Tight junctions form a leakproof seal between cells where one is needed. Perhaps they also keep the sandwiches inside cells from getting stale and moldy.

The second type of junction is the adherens junction. These junctions work like a belt to keep the tissues‘ pants from falling down as they expand and contract.

Desmosomes, a third type of cell junction, are used as “spot welds” to hold tissue together against mechanical disruption. Between the cells, the protein cadherin forms a strong linkage. Within the cells, the cadherin is attached to an intermediate filament protein of the cytoskeleton keratin.

It probably comes as no surprise, then, that a hemidesmosome is half a desmosome. These are found not between two cells, but rather between a cell and its basement membrane and the basal lamina sublayer of the basement membrane. Since there is no cytoskeleton in the basal lamina, the protein integrin replaces cadherin in hemidesmosomes but the appearance in the electron microscope is exactly like half a desmosome.

The final type of junction we‘ll consider is the gap junction.

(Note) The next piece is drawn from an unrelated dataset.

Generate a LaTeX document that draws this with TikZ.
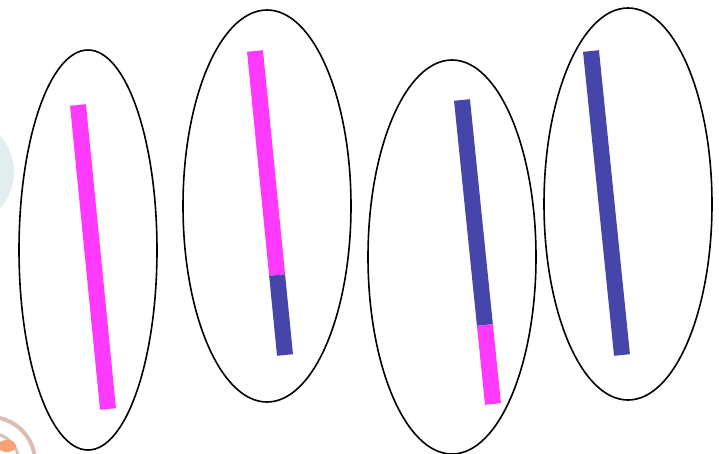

The other junctions serve as mainly mechanical links. In contrast, the gap junction serves as an electrical and biochemical link between two cells. A protein, connexin, forms pore-like structures called connexons. The connexon allows small ions to pass from cell to cell. Monomers and small polymers (for example, calcium ions; the intracellular signaling molecules we studied in Unit 3 such as ATP or cAMP) can pass between cells as well. Heart muscle uses gap junctions to communicate electrical signals so that a group of heart muscle contracts together. Because of this communication, the upper chambers of the heart, the atria, contract all at once. This is followed by the signals traveling to the lower chambers of the heart, the ventricles, causing contraction. This built-in connection between cells could be a problem if a neighboring cell was sick. If this happens, the connexons can seal off like a ship‘s hatch, isolating the damaged cell so that it can die alone without making others sick.